I fatti: un chierichetto mannaro di nome Francesco Borgonovo, che scrive su Libero, attacca pesantemente Carlo Freccero per aver trasmesso su RAI4 un programma spagnolo sulla sessualità giovanile, titolando “Porno Rai”; a Freccero girano i corbezzoli e per telefono ne dice quattro (o magari di più) al ragazzotto; costui registra di nascosto la telefonata, tra l’altro tirando per le lunghe la conversazione al fine strumentale di far sbracare il più possibile l’interlocutore già su di giri, e poi la spiattella pubblicamente. In sostanza: una franca e privata espressione di pensiero, seppure sovreccitata, rivolta al diretto interessato (quella di Freccero); a fronte dell’evidente scorrettezza sotto forma di imboscata (quella di Borgonovo).
Una vera porcheria; la strumentalizzazione, mica il lessico: del resto, al tempo del “vaffa”, niente di particolare; pura cronaca quotidiana nella prevalenza ormai acquisita a livello di costume dello sboccato (che ci piaccia o no, ormai non fa più scandalo). Soprattutto ricordando l’insegnamento cardinalizio – già agli atti per le bestemmie di Berlusconi – che “bisogna sempre tenere conto del contesto”. E il contesto è quello di un offeso che risponde per le rime; magari tenendo pure conto del suo temperamento da bellicoso e fumantino camallo savonese, che sfrigola sotto la patina del raffinato mass-mediologo.

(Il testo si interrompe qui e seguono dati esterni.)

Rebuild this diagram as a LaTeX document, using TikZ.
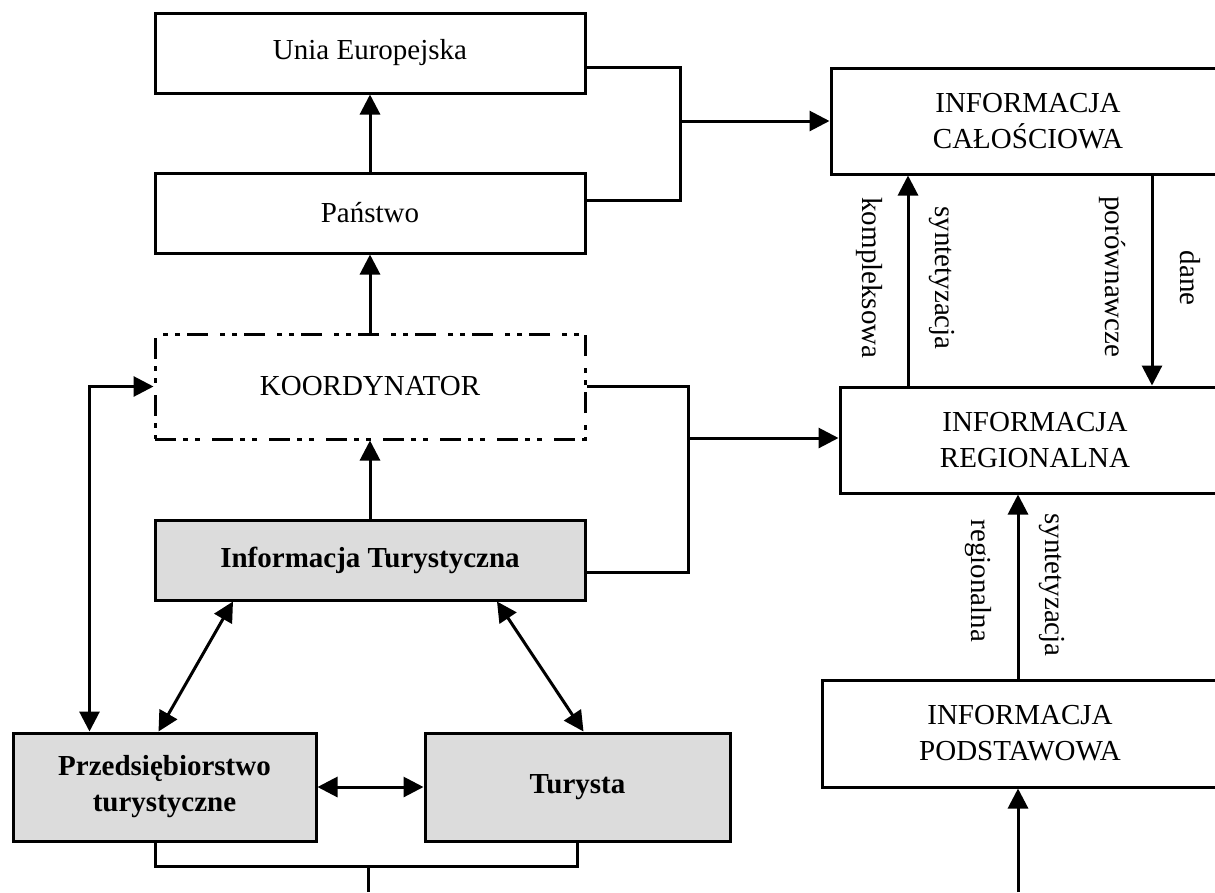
\documentclass[tikz,border=0pt]{standalone}
\usepackage{fontspec}
\setmainfont{Liberation Serif}
\usetikzlibrary{arrows.meta}
\definecolor{szary}{RGB}{220,220,220}

\begin{document}
\begin{tikzpicture}[x=1pt,y=-1pt,line width=3pt,
  >={Triangle[length=20pt,width=20pt]},
  blok/.style={draw, align=center, inner sep=0pt, minimum width=430pt, minimum height=80pt,
    font=\fontsize{29}{36}\selectfont},
  szaryblok/.style={blok, fill=szary, font=\fontsize{29}{36}\selectfont\bfseries},
  opis/.style={rotate=-90, inner sep=0pt, font=\fontsize{29}{36}\selectfont}]

\useasboundingbox (0,0) rectangle (1215,892);
\clip (0,0) rectangle (1215,892);

% Lewa kolumna
\node[blok] (unia) at (370,53) {Unia Europejska};
\node[blok] (panstwo) at (370,213) {Państwo};
\node[blok, minimum height=105pt, dash pattern=on 21pt off 7pt on 5pt off 7pt on 5pt off 12pt] (koord) at (370,386.5) {KOORDYNATOR};
\node[szaryblok] (info) at (370,560) {Informacja Turystyczna};
\node[szaryblok, minimum width=303pt, minimum height=108pt] (przeds) at (164.5,787) {Przedsiębiorstwo\\turystyczne};
\node[szaryblok, minimum width=305pt, minimum height=108pt] (turysta) at (577.5,787) {Turysta};

% Prawa kolumna
\node[blok, minimum width=394pt, minimum height=106pt] (calosc) at (1028,121) {INFORMACJA\\CAŁOŚCIOWA};
\node[blok, minimum width=390pt, minimum height=106pt] (region) at (1035,440) {INFORMACJA\\REGIONALNA};
\node[blok, minimum width=396pt, minimum height=107pt] (podst) at (1020,733.5) {INFORMACJA\\PODSTAWOWA};

\coordinate (j1) at (680,121);
\coordinate (j2) at (688,438);
\coordinate (j3) at (368,866);
\coordinate (dol) at (368,892);
\coordinate (dol2) at (1018,892);
\coordinate (xa) at (908,0);
\coordinate (xb) at (1152,0);
\coordinate (xc) at (1018,0);

% Strzalki w gore
\draw[->] (panstwo) -- (unia);
\draw[->] (koord) -- (panstwo);
\draw[->] (info) -- (koord);

% Polaczenia do informacji
\draw ([yshift=-14pt]unia.east) -| (j1) |- ([yshift=13pt]panstwo.east);
\draw[->] (j1) -- (calosc.west |- j1);
\draw (koord.east) -| (j2) |- ([yshift=-12pt]info.east);
\draw[->] (j2) -- (region.west |- j2);

% Turystyka
\draw[<->] (koord.west) -| ([xshift=-75pt]przeds.north);
\draw[<->] ([xshift=-137pt]info.south) -- ([xshift=-6pt]przeds.north);
\draw[<->] ([xshift=127pt]info.south) -- ([xshift=6pt]turysta.north);
\draw[<->] (przeds.east) -- (turysta.west);
\draw ([xshift=-9pt]przeds.south) |- (j3) -| (turysta.south);
\draw (j3) -- (dol);

% Strzalki po prawej
\draw[->] (region.north -| xa) -- (calosc.south -| xa);
\draw[->] (calosc.south -| xb) -- (region.north -| xb);
\draw[->] (podst.north -| xc) -- (region.south -| xc);
\draw[->] (dol2) -- (podst.south -| xc);

\node[opis] (o1) at (869,278) {kompleksowa};
\node[opis] (o2) at (942,278) {syntetyzacja};
\node[opis] (o3) at (1112,277) {porównawcze};
\node[opis] (o4) at (1190,278) {dane};
\node[opis] (o5) at (978,581) {regionalna};
\node[opis] (o6) at (1052,585) {syntetyzacja};
\end{tikzpicture}
\end{document}
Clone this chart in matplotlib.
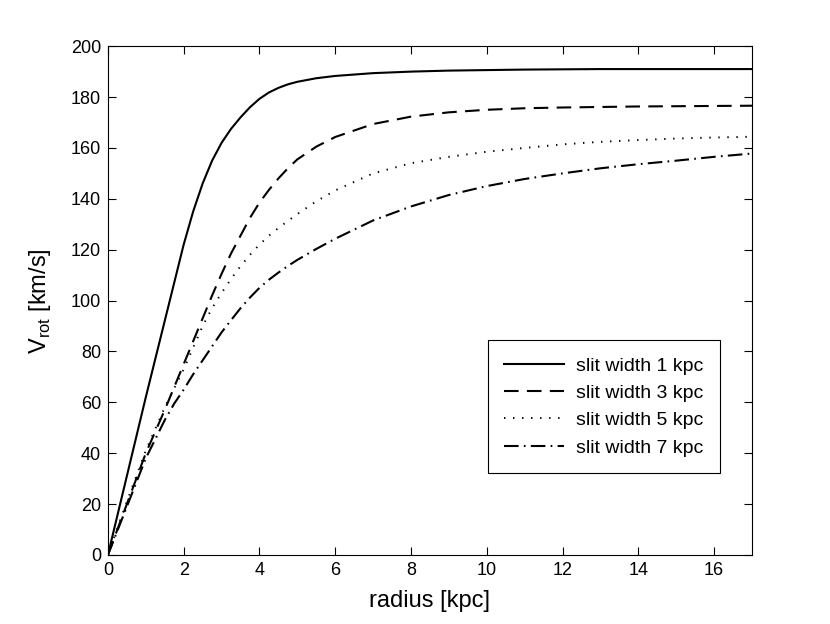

Ma subito scendono in campo le vestali farisaiche del bon ton, turbate dal brutale linguaggio rivierasco. Si badi bene: gente adusa in privato a intercalari che – come minimo – scandalizzerebbero qualsivoglia camallo, savonese o meno.
D’altro canto, per siffatti personaggi – cresciuti giornalisticamente dalle parti di Arcore – nessun pudore potrebbe mai tenere a freno la goduria di creare un caso e farci sopra un bel po’ di caciara.
Che si trattasse di un colloquio privato, in cui – come detto – è costume abbastanza corrente adottare un fraseggio non proprio da educande, sembra privo di interesse per i berluscones dell’informazione. Nonostante la miriade di intercettazioni che ci hanno ampiamente erudito sul lessico dei loro datori di lavoro.
La palma per il massimo della sfacciataggine spetta ovviamente al Walter Lippman del Salento, il noto telefonista insinuante Nicola Porro (chiedere al riguardo informazioni a Emma Marcegaglia) nel programma In Onda de La7; che con aria compunta la prende alla lontana, stigmatizzando l’arroganza delle élite di cui Freccero sarebbe membro onorario. Il solito populismo dei demagoghi con la faccia di bronzo sui presunti salotti “bene”, lontani dalla gente “vera” (che probabilmente – secondo tali azzimati carrieristi da sushi bar – si riunirebbe solo nei cessi). Ossia, la consunta retorica con cui hanno campato a lungo – televisivamente parlando – già le Santanché e gli Scilipoti.
Ecco quale sarebbe il vero scandalo: siamo in presenza di un “radical chic”. E poco importa che tale definizione denigratoria risalga al lontanissimo 1970, quando il giornalista biancovestito Tom Wolf la indirizzò contro Leonard Bernstein: i Porro si compiacciono di non studiare; neppure la propria presunta materia, il giornalismo.
Che cosa c’entri il radicalismo chic nello sfogo frecceresco lo sa solo il Premio Pulitzer del Salento. Ma nessuno glielo fa notare. Neppure il pur presente in trasmissione Andrea Scanzi. Forse in difficoltà sul tema, in quanto reduce da un attacco molto pop (forse troppo pop, per uno che veleggia verso la quarantina) contro Michele Serra, presunto reo anch’esso di snobismo elitistico (radical chic?) per aver criticato le sciatterie linguistiche su twitter.
In conclusione: se il Porrismo dilaga, viva Carlo Freccero; che almeno ha il coraggio di mandare a quel paese il chierichetto mannaro. Un esempio da imitare.